═════ Entries ═════

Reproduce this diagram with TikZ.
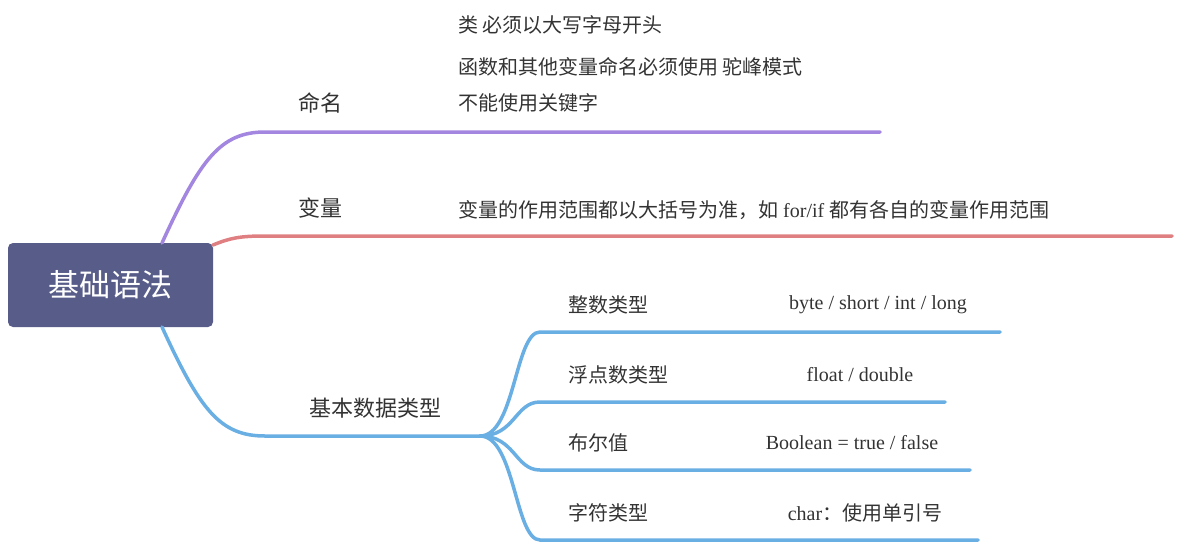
\documentclass[tikz,border=0pt]{standalone}
\usepackage{fontspec}
\setmainfont{Liberation Serif}
\newfontfamily\cjk{Noto Sans CJK SC}
\definecolor{cpur}{HTML}{A386E0}
\definecolor{cred}{HTML}{E07F82}
\definecolor{cblu}{HTML}{6AAFE3}
\definecolor{croot}{HTML}{575C89}
\definecolor{ctxt}{HTML}{333333}
\begin{document}
\begin{tikzpicture}[x=1pt,y=-1pt,
  br/.style={line width=3.5pt,line cap=round},
  lab/.style={text=ctxt,font=\cjk\fontsize{22}{24}\selectfont,inner sep=0pt},
  leaf/.style={text=ctxt,font=\fontsize{20}{22}\selectfont,inner sep=0pt,anchor=west}]
\useasboundingbox (0,0) rectangle (1182,544);
\node[fill=croot,rounded corners=5pt,minimum width=205pt,minimum height=84pt,text=white,font=\cjk\fontsize{31}{33}\selectfont] (root) at (110.5,285) {基础语法};
\coordinate (a0) at (162,243);
\coordinate (a1) at (265,132);
\coordinate (a2) at (880,132);
\draw[br,cpur] (a0) .. controls (200,160) and (220,132) .. (a1) -- (a2);
\coordinate (b0) at (213,245);
\coordinate (b1) at (265,236);
\coordinate (b2) at (1172,236);
\draw[br,cred] (b0) .. controls (230,238) and (240,236) .. (b1) -- (b2);
\coordinate (c0) at (162,327);
\coordinate (c1) at (265,436);
\coordinate (c2) at (480,436);
\draw[br,cblu] (c0) .. controls (200,410) and (220,436) .. (c1) -- (c2);
\node[lab] (n1) at (320,103) {命名};
\node[lab] (n2) at (320,208) {变量};
\node[lab] (n3) at (375,408) {基本数据类型};
\node[leaf,font=\cjk\fontsize{20}{22}\selectfont] (l1) at (458,25) {类 必须以大写字母开头};
\node[leaf,font=\cjk\fontsize{20}{22}\selectfont] (l2) at (458,67) {函数和其他变量命名必须使用 驼峰模式};
\node[leaf,font=\cjk\fontsize{20}{22}\selectfont] (l3) at (458,103) {不能使用关键字};
\node[leaf] (l4) at (458,210) {{\cjk 变量的作用范围都以大括号为准，如} for/if {\cjk 都有各自的变量作用范围}};
\foreach \y/\e/\t/\v/\vx in {332/1000/整数类型/{byte / short / int / long}/878,402/945/浮点数类型/{float / double}/860,470/970/布尔值/{Boolean = true / false}/852,540/978/字符类型/{char{\cjk ：使用单引号}}/865}{
  \coordinate (s\y) at (540,\y);
  \coordinate (e\y) at (\e,\y);
  \draw[br,cblu] (c2) .. controls (515,436) and (515,\y) .. (s\y) -- (e\y);
  \node[lab,anchor=west,font=\cjk\fontsize{20}{22}\selectfont] (t\y) at (568,\y-27) {\t};
  \node[leaf,anchor=center] (v\y) at (\vx,\y-27) {\v};
}
\end{tikzpicture}
\end{document}
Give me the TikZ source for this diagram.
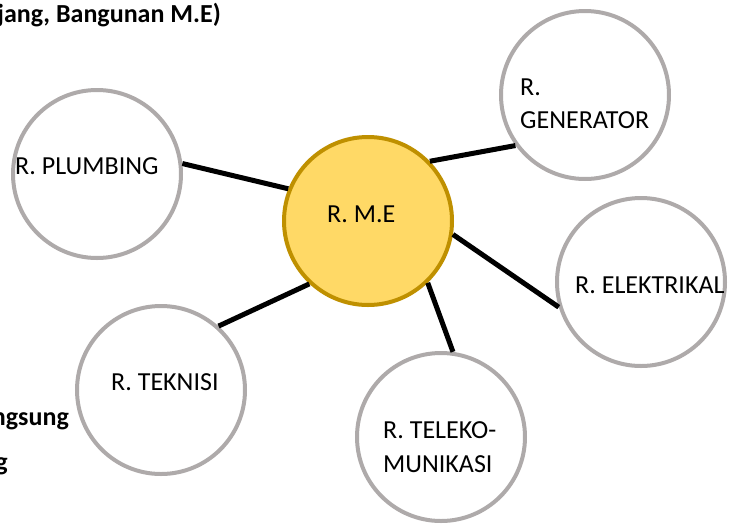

═════

Written task. Reproduce each entry verbatim, excluding any embedded images.

Written solution.
Reproduce this diagram with TikZ.
\documentclass[tikz,border=0pt]{standalone}
\usepackage{fontspec}
\setmainfont{Liberation Serif}
\newfontfamily\cjk{Noto Sans CJK SC}
\definecolor{cpur}{HTML}{A386E0}
\definecolor{cred}{HTML}{E07F82}
\definecolor{cblu}{HTML}{6AAFE3}
\definecolor{croot}{HTML}{575C89}
\definecolor{ctxt}{HTML}{333333}
\begin{document}
\begin{tikzpicture}[x=1pt,y=-1pt,
  br/.style={line width=3.5pt,line cap=round},
  lab/.style={text=ctxt,font=\cjk\fontsize{22}{24}\selectfont,inner sep=0pt},
  leaf/.style={text=ctxt,font=\fontsize{20}{22}\selectfont,inner sep=0pt,anchor=west}]
\useasboundingbox (0,0) rectangle (1182,544);
\node[fill=croot,rounded corners=5pt,minimum width=205pt,minimum height=84pt,text=white,font=\cjk\fontsize{31}{33}\selectfont] (root) at (110.5,285) {基础语法};
\coordinate (a0) at (162,243);
\coordinate (a1) at (265,132);
\coordinate (a2) at (880,132);
\draw[br,cpur] (a0) .. controls (200,160) and (220,132) .. (a1) -- (a2);
\coordinate (b0) at (213,245);
\coordinate (b1) at (265,236);
\coordinate (b2) at (1172,236);
\draw[br,cred] (b0) .. controls (230,238) and (240,236) .. (b1) -- (b2);
\coordinate (c0) at (162,327);
\coordinate (c1) at (265,436);
\coordinate (c2) at (480,436);
\draw[br,cblu] (c0) .. controls (200,410) and (220,436) .. (c1) -- (c2);
\node[lab] (n1) at (320,103) {命名};
\node[lab] (n2) at (320,208) {变量};
\node[lab] (n3) at (375,408) {基本数据类型};
\node[leaf,font=\cjk\fontsize{20}{22}\selectfont] (l1) at (458,25) {类 必须以大写字母开头};
\node[leaf,font=\cjk\fontsize{20}{22}\selectfont] (l2) at (458,67) {函数和其他变量命名必须使用 驼峰模式};
\node[leaf,font=\cjk\fontsize{20}{22}\selectfont] (l3) at (458,103) {不能使用关键字};
\node[leaf] (l4) at (458,210) {{\cjk 变量的作用范围都以大括号为准，如} for/if {\cjk 都有各自的变量作用范围}};
\foreach \y/\e/\t/\v/\vx in {332/1000/整数类型/{byte / short / int / long}/878,402/945/浮点数类型/{float / double}/860,470/970/布尔值/{Boolean = true / false}/852,540/978/字符类型/{char{\cjk ：使用单引号}}/865}{
  \coordinate (s\y) at (540,\y);
  \coordinate (e\y) at (\e,\y);
  \draw[br,cblu] (c2) .. controls (515,436) and (515,\y) .. (s\y) -- (e\y);
  \node[lab,anchor=west,font=\cjk\fontsize{20}{22}\selectfont] (t\y) at (568,\y-27) {\t};
  \node[leaf,anchor=center] (v\y) at (\vx,\y-27) {\v};
}
\end{tikzpicture}
\end{document}
Give me the TikZ source for this diagram.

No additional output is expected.